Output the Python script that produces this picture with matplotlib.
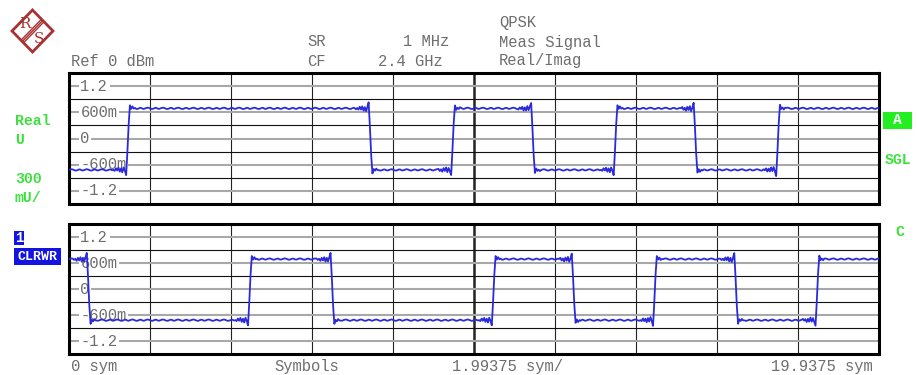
"""QPSK real/imag trace screen, redrawn with matplotlib."""

import matplotlib

matplotlib.use("Agg")
import matplotlib.pyplot as plt
import numpy as np
from matplotlib.patches import Polygon, Rectangle

# axis setup
SYM_PER_DIV = 1.99375
X_STOP = 19.9375
SAMPLES_PER_SYM = 32
HIGH = 0.69
LOW = -0.72

# symbol edges (in sym)
real_start = LOW
real_edges = [1.45, 7.42, 9.43, 11.42, 13.44, 15.40, 17.43]
imag_start = HIGH
imag_edges = [0.48, 4.45, 6.46, 10.45, 12.42, 14.42, 16.42, 18.40]

# shape of one edge: sample offset -> fraction of the step (ringing included)
edge_offsets = [-11, -10, -9, -8, -7, -6, -5, -4, -3, -2, -1, 0, 1, 2, 3, 4, 5, 6]
edge_shape = [0.01, -0.015, 0.02, -0.02, 0.03, -0.025, 0.035, -0.03, 0.04, -0.02, -0.09,
              0.3, 0.75, 1.05, 0.985, 1.02, 0.99, 1.01]
# small ripple on the flat parts
ripple = [0.0, 0.01, 0.016, 0.01, -0.004, -0.014, -0.012, 0.0, 0.012, 0.008, -0.008, -0.012]

grid_levels = [1.2, 0.9, 0.6, 0.3, 0.0, -0.3, -0.6, -0.9, -1.2]
level_labels = {1.2: "1.2", 0.6: "600m", 0.0: "0", -0.6: "-600m", -1.2: "-1.2"}

MONO = "Liberation Mono"
GRAY = "#6e6e6e"
GREEN = "#3ee03e"
BLUE = "#1414e0"
TRACE = "#2a2adc"


def build_trace(start, edges):
    t = np.arange(int(round(X_STOP * SAMPLES_PER_SYM)) + 1) / SAMPLES_PER_SYM
    v = np.full(t.size, start, dtype=float)
    level = start
    for e in edges:
        new = HIGH if level == LOW else LOW
        k0 = int(round(e * SAMPLES_PER_SYM))
        v[k0:] = new
        for off, frac in zip(edge_offsets, edge_shape):
            k = k0 + off
            if 0 <= k < t.size:
                v[k] = level + (new - level) * frac
        level = new
    v += np.resize(ripple, t.size)
    return t, v


def style_panel(ax):
    ax.set_xlim(0, X_STOP)
    ax.set_ylim(-1.5, 1.5)
    ax.set_xticks([])
    ax.set_yticks([])
    for i in range(1, 10):
        ax.axvline(i * SYM_PER_DIV, color="#222222", lw=1.8 if i == 5 else 0.8, zorder=1)
    for y in grid_levels:
        if y in level_labels:
            ax.axhline(y, color="#a8a8a8", lw=1.5, zorder=1)
            ax.text(0.28, y, level_labels[y], ha="left", va="center", fontsize=11.2,
                    family=MONO, color=GRAY, zorder=2,
                    bbox=dict(boxstyle="square,pad=0.1", fc="white", ec="none"))
        else:
            ax.axhline(y, color="#111111", lw=0.8, zorder=1)
    for sp in ax.spines.values():
        sp.set_linewidth(2.2)
        sp.set_color("black")


fig = plt.figure(figsize=(9.17, 3.75), dpi=100)
W, H = 917, 375
ax_top = fig.add_axes([69 / W, 1 - 204 / H, 810 / W, 131 / H])
ax_bot = fig.add_axes([69 / W, 1 - 354 / H, 810 / W, 130 / H])

for ax, start, edges in [(ax_top, real_start, real_edges), (ax_bot, imag_start, imag_edges)]:
    style_panel(ax)
    t, v = build_trace(start, edges)
    ax.plot(t, v, color=TRACE, lw=1.3, zorder=3)

# overlay in pixel coordinates for the screen annotations
ov = fig.add_axes([0, 0, 1, 1], zorder=10)
ov.set_xlim(0, W)
ov.set_ylim(H, 0)
ov.axis("off")
ov.patch.set_alpha(0)


def txt(x, y, s, ha="left", **kw):
    opts = dict(fontsize=11.2, family=MONO, color=GRAY, va="center", ha=ha)
    opts.update(kw)
    ov.text(x, y, s, **opts)


txt(71, 61, "Ref 0 dBm")
txt(307, 42, "SR")
txt(449, 42, "1 MHz", ha="right")
txt(307, 61, "CF")
txt(443, 61, "2.4 GHz", ha="right")
txt(499, 22, "QPSK")
txt(499, 42, "Meas Signal")
txt(499, 61, "Real/Imag")

txt(71, 367, "0 sym")
txt(274, 367, "Symbols")
txt(452, 367, "1.99375 sym/")
txt(873, 367, "19.9375 sym", ha="right")

bold = dict(color=GREEN, weight="bold", fontsize=10.7)
txt(15, 121, "Real", **bold)
txt(15, 140, "U", **bold)
txt(15, 179, "300", **bold)
txt(15, 198, "mU/", **bold)
txt(885, 160, "SGL", **bold)
txt(895, 232, "C", **bold)

ov.add_patch(Rectangle((14, 231), 10, 14, fc=BLUE, ec="none"))
txt(19, 238, "1", ha="center", color="white", weight="bold", fontsize=10)
ov.add_patch(Rectangle((14, 248), 47, 17, fc=BLUE, ec="none"))
txt(37.5, 256.5, "CLRWR", ha="center", color="white", weight="bold", fontsize=9.5)
ov.add_patch(Rectangle((883, 112), 29, 17, fc="#22ee22", ec="none"))
txt(897.5, 120.5, "A", ha="center", color="white", weight="bold", fontsize=10.5)

# R&S logo
red = "#a83232"
ov.add_patch(Polygon([(12, 31), (32.5, 10), (53, 31), (32.5, 52)], closed=True,
                     fc="white", ec=red, lw=2))
for d in (-1.8, 0, 1.8):
    ov.plot([42.75 + d * 0.7, 22.25 + d * 0.7], [20.5 + d * 0.7, 41.5 + d * 0.7],
            color=red, lw=1.0)
ov.text(25, 24, "R", fontsize=11, family="DejaVu Serif", color=red,
        ha="center", va="center")
ov.text(39, 39, "S", fontsize=11, family="DejaVu Serif", color=red,
        ha="center", va="center")

fig.savefig("out.png", dpi=100)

*Instructions for the task:*
Could the lines from the top of the material through the line with "LOW = -0.72" be repeated exactly, pictures left out?

*Written response:*
Output the Python script that produces this picture with matplotlib.
"""QPSK real/imag trace screen, redrawn with matplotlib."""

import matplotlib

matplotlib.use("Agg")
import matplotlib.pyplot as plt
import numpy as np
from matplotlib.patches import Polygon, Rectangle

# axis setup
SYM_PER_DIV = 1.99375
X_STOP = 19.9375
SAMPLES_PER_SYM = 32
HIGH = 0.69
LOW = -0.72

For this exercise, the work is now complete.